-- begin --

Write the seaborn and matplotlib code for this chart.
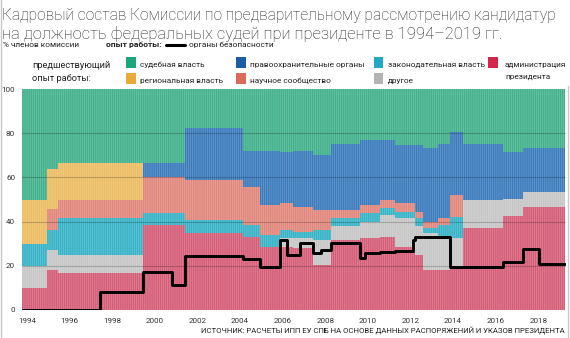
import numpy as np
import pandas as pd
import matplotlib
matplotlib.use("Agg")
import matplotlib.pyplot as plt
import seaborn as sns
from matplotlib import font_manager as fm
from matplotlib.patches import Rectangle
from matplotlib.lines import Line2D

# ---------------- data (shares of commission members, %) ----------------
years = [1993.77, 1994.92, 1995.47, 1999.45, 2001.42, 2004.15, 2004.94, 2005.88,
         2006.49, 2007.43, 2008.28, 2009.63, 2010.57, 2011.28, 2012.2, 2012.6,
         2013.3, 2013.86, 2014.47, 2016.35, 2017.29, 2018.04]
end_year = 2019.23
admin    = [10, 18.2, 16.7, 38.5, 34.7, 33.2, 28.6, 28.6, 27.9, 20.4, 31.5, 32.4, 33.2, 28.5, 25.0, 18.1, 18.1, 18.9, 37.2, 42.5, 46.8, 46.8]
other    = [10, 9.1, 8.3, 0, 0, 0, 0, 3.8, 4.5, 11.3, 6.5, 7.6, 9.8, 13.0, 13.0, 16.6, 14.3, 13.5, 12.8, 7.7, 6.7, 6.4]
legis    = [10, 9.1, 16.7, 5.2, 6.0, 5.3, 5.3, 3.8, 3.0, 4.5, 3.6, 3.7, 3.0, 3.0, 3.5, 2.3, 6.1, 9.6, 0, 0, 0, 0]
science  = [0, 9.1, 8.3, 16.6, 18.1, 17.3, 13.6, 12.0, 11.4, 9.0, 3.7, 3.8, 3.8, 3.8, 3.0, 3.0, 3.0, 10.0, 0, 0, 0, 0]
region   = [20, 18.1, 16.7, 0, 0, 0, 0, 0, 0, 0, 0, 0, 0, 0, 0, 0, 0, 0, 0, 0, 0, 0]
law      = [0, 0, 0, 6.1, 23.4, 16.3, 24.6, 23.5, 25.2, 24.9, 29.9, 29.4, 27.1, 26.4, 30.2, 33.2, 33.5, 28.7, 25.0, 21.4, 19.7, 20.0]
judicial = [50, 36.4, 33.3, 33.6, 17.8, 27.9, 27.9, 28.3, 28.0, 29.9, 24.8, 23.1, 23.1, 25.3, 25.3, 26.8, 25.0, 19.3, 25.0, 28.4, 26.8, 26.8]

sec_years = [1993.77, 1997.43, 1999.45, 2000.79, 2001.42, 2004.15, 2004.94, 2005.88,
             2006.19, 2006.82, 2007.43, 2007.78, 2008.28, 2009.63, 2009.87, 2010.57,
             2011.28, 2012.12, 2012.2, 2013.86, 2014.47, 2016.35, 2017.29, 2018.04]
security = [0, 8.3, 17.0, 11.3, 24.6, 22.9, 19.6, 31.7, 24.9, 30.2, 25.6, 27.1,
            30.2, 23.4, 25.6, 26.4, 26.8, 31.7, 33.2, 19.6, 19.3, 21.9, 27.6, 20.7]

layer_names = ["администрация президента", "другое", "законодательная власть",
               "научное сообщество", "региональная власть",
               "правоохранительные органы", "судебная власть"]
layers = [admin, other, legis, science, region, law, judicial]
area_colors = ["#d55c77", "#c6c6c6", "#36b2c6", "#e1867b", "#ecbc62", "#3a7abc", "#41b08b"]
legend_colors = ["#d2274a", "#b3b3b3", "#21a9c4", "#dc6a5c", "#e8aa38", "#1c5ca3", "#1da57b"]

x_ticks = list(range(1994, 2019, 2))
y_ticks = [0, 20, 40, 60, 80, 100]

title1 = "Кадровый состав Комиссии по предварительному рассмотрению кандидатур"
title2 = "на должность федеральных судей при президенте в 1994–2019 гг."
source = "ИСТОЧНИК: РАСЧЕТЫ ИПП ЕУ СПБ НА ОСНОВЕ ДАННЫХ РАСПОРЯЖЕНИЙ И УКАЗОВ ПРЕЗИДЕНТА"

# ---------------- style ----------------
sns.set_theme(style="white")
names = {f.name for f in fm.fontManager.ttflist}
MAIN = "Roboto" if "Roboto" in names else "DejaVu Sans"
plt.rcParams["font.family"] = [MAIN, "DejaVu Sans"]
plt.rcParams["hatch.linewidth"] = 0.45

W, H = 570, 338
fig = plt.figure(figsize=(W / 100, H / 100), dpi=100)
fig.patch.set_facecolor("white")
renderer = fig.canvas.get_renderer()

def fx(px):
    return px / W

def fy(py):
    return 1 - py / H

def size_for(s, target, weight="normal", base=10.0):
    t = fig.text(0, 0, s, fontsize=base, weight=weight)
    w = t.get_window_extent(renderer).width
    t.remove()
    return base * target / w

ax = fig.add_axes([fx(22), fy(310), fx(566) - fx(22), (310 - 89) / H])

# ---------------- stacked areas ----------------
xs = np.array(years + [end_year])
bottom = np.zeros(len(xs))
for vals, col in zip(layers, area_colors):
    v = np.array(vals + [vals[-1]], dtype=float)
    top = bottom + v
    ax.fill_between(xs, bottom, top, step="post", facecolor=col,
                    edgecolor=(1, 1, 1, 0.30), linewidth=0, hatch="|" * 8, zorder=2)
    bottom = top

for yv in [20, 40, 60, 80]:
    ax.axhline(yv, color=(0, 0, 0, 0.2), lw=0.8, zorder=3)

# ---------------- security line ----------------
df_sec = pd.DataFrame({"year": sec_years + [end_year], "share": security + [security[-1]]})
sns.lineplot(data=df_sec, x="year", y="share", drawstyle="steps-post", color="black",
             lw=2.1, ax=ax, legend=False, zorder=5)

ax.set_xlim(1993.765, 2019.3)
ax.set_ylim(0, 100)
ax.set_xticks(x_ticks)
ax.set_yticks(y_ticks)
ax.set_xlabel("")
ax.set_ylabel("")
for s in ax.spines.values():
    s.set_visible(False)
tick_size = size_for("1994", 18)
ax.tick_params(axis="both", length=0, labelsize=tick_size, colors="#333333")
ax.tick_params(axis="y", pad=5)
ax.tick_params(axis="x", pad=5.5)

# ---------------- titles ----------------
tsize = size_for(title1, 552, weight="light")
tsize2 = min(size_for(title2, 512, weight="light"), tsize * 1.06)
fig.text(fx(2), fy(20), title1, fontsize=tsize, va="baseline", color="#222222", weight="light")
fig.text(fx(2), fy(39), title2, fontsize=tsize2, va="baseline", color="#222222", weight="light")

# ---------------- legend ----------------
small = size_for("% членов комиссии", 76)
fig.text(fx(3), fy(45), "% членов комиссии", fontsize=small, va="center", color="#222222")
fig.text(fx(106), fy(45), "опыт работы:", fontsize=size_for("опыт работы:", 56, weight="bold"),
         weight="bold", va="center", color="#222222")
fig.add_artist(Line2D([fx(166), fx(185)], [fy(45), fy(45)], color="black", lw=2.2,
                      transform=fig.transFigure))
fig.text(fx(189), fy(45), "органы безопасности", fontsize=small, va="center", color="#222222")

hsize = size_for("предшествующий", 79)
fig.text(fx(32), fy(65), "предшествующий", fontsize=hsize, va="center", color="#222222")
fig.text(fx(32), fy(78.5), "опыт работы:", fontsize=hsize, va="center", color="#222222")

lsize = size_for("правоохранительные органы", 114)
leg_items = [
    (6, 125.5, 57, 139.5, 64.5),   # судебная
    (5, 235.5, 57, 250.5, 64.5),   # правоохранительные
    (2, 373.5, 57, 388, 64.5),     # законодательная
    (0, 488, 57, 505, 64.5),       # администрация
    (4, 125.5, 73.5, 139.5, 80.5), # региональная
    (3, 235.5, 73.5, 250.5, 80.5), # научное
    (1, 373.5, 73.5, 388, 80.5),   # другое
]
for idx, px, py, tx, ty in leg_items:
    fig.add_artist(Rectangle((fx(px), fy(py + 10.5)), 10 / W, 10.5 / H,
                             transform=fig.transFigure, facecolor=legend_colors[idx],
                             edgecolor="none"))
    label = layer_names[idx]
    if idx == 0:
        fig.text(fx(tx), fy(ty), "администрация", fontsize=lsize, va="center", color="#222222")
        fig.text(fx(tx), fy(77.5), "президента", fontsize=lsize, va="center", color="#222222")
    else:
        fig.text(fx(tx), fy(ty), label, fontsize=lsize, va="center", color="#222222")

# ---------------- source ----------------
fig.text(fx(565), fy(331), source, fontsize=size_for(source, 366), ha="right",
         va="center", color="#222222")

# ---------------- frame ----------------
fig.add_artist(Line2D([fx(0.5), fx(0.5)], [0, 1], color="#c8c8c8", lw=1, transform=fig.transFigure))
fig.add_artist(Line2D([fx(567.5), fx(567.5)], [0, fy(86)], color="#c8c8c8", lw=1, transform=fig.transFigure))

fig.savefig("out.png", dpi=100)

-- end --

» Task requirements
Select the lines in this material that hold the word "seaborn", leaving none out.

» Answer for the task
Write the seaborn and matplotlib code for this chart.
import seaborn as sns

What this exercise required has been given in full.